Over the past year, the U.S. government has thrown almost every tool at its disposal toward making the economy grow again. And it has worked, at least for now.

The trillion-dollar question for the economy now is: What will happen when those government supports are gone? While the government has successfully jump-started the U.S. economy, there are emerging signs that its engine still isn't running very well, and may even sputter out.

The government has deployed about half of $787 billion in spending and tax cuts that were part of its stimulus package. It has executed the "Cash for Clunkers" program that boosted auto sales over the summer, and it has taken a wide range of steps to support the housing market. The Federal Reserve, besides cutting its target interest rate to nearly zero, has committed $1.75 trillion to unconventional programs meant to reduce interest rates.

The combined results of all those efforts will be on display Thursday, when the Commerce Department reports on gross domestic product for the July through September quarter.
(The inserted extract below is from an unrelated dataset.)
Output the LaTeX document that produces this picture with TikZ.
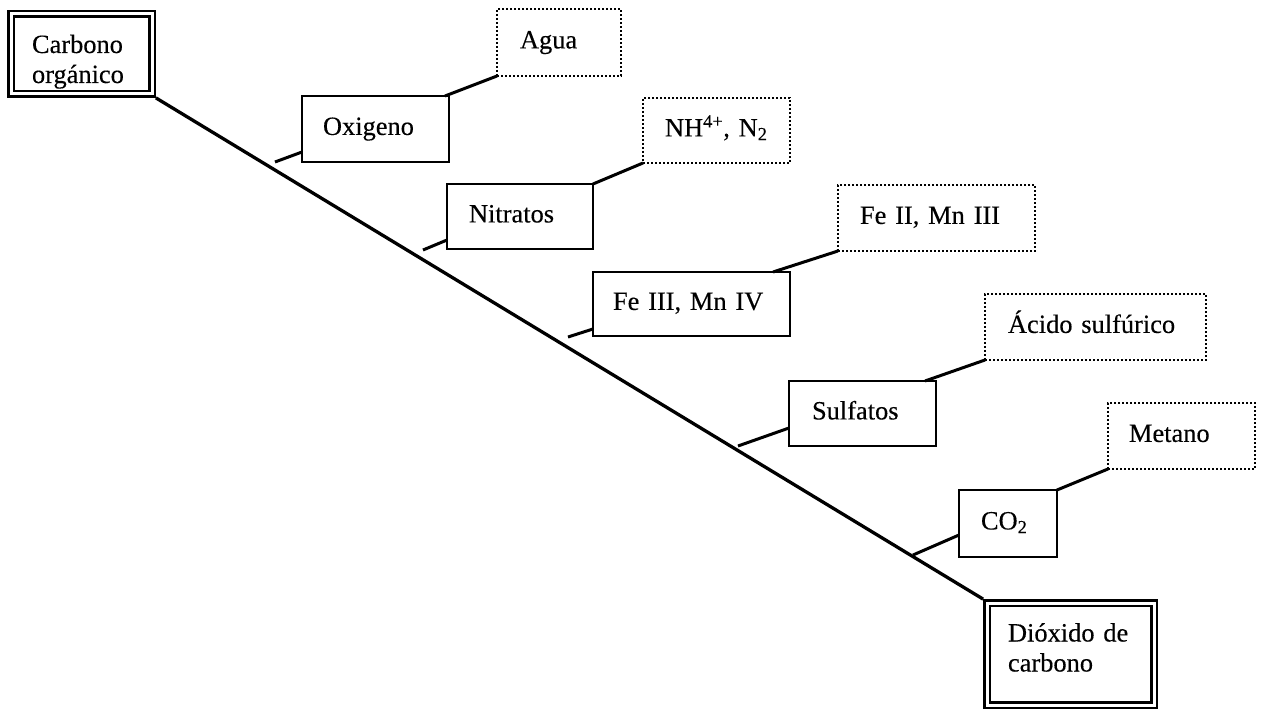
\documentclass[tikz,border=0pt]{standalone}
\usepackage{fontspec}
\setmainfont[FakeBold=0.3]{Liberation Serif}
% two left-aligned lines, lowered or raised inside their box without changing its size
\newcommand{\stackedlabel}[3]{\raisebox{#1}[\height][\depth]{\begin{tabular}{@{}l@{}}#2\\#3\end{tabular}}}
\begin{document}
\begin{tikzpicture}[x=1pt,y=-1pt,
  labelfont/.style={font={\fontsize{26.4pt}{30pt}\selectfont}},
  boxbase/.style={rectangle, labelfont, align=left, inner ysep=0pt, outer sep=0pt},
  oneline/.style={text height=18.5pt, text depth=6.6pt},
  solidbox/.style={boxbase, oneline, draw, line width=2.3pt},
  dotbox/.style={boxbase, oneline, draw, line width=2pt, dash pattern=on 1.8pt off 2.2pt},
  endbox/.style={boxbase, draw, double, line width=2.4pt, double distance=3pt, outer sep=3.9pt},
  mainline/.style={line width=3.3pt},
  link/.style={line width=3pt},
]
\useasboundingbox (0,0) rectangle (1264,711);

% start and end of the chain
\node[endbox, minimum width=141pt, minimum height=80pt, text width=99pt, inner xsep=21pt]
  (carbono) at (81.5,54) {\stackedlabel{-8pt}{Carbono}{orgánico}};
\node[endbox, minimum width=167pt, minimum height=102pt, text width=125pt, inner xsep=21pt]
  (dioxido) at (1070.5,654) {\stackedlabel{3.5pt}{Dióxido de}{carbono}};

% electron acceptors
\node[solidbox, minimum height=66pt, text width=105pt, inner xsep=21pt] (oxi) at (375.5,129) {Oxigeno};
\node[solidbox, minimum height=65pt, text width=102pt, inner xsep=22pt] (nitratos) at (520,216.5) {Nitratos};
\node[solidbox, minimum height=64pt, text width=157pt, inner xsep=20pt] (fe3) at (691.5,304) {Fe III, Mn IV};
\node[solidbox, minimum height=65pt, text width=101pt, inner xsep=23pt] (sulfatos) at (862.5,413.5) {Sulfatos};
\node[solidbox, minimum height=67pt, text width=54pt, inner xsep=22pt] (co2) at (1008,523.5) {CO\textsubscript{2}};

% reduced products
\node[dotbox, minimum height=67pt, text width=78pt, inner xsep=23pt] (agua) at (559,42.5) {Agua};
\node[dotbox, minimum height=65pt, text width=103pt, inner xsep=22pt] (nh) at (716.5,130.5) {\mbox{NH\textsuperscript{4+}, N\textsubscript{2}}};
\node[dotbox, minimum height=66pt, text width=153pt, inner xsep=22pt] (fe2) at (936.5,218) {Fe II, Mn III};
\node[dotbox, minimum height=66pt, text width=175pt, inner xsep=23pt] (acido) at (1095.5,327) {Ácido sulfúrico};
\node[dotbox, minimum height=66pt, text width=105pt, inner xsep=21pt] (metano) at (1181.5,436) {Metano};

% main diagonal
\draw[mainline] (carbono.south east) -- (dioxido.north west);

% ticks from the diagonal to each acceptor
\coordinate (t1) at (275,162);
\coordinate (t2) at (423,250);
\coordinate (t3) at (568,337);
\coordinate (t4) at (738,446);
\coordinate (t5) at (913,555);
\draw[link] (t1) -- ([yshift=10pt]oxi.south west);
\draw[link] (t2) -- ([yshift=9pt]nitratos.south west);
\draw[link] (t3) -- ([yshift=7pt]fe3.south west);
\draw[link] (t4) -- ([yshift=18pt]sulfatos.south west);
\draw[link] (t5) -- ([yshift=22pt]co2.south west);

% acceptor to product
\draw[link] ([xshift=-4pt]oxi.north east) -- (agua.south west);
\draw[link] (nitratos.north east) -- (nh.south west);
\draw[link] ([xshift=-17pt]fe3.north east) -- (fe2.south west);
\draw[link] ([xshift=-11pt]sulfatos.north east) -- (acido.south west);
\draw[link] (co2.north east) -- (metano.south west);
\end{tikzpicture}
\end{document}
Economists expect that broadest measure of economic activity to have risen at a 3 percent annual rate, compared with a 6.4 percent drop in the first quarter, and forecasters expect growth to continue through year's end.

"The patient is out of intensive care, but is still highly medicated," said David Shulman, senior economist at the UCLA Anderson Forecast. "So you don't know how much of this growth is driven by short-term stimulus and how much of it is self-sustaining. My guess is this is going to be the best quarter of growth for a long time."

Besides the government programs, a major factor in the rebound is that companies have ramped up operations to restore inventories depleted during the recession -- although that boost to growth is also expected to wane in the quarters ahead.

The risk in the current crisis is that the structural changes occurring in the economy are so great that they will take far longer to play out than the government can maintain policies to support growth. Some remedies, such as the housing tax credit, may even serve to delay those structural adjustments.

The idea behind the government interventions was to boost economic activity when it otherwise would be far below its potential, supporting demand for goods and services of all types and helping instill confidence that the nation is not entering a downward economic spiral. Having bridged that down period, the economy should begin to improve on its own momentum as businesses ramp up production and begin hiring and making investments again.

That's the idea, anyway. But fundamental changes are occurring in the economy that could slow growth for some time. The United States needs to shift away from consumption and home building and toward business investment and exports. Meanwhile, whole industries from financial services to auto manufacturing to news media are being fundamentally remade.

Various elements of the government's efforts to prop up the economy will likely expire before those transitions are done. Cash for Clunkers is already over, having boosted auto sales during the summer but resulting in a 35 percent drop in the rate of sales from August to September.

"It may have pulled forward some sales that would have happened later, and led some people who to buy new cars who would have bought used," said Chris Hopson, an auto industry analyst at IHS Global Insight. "But in terms of lasting impact on the way the industry does business, we don't see there being much."

An $8,000 tax credit for first-time home buyers, which was part of the February stimulus package, is scheduled to expire Nov. 30, although Congress is moving to extend it into the spring. Other programs to support housing include help for people facing foreclosure and an expansion of Federal Housing Administration insured loans.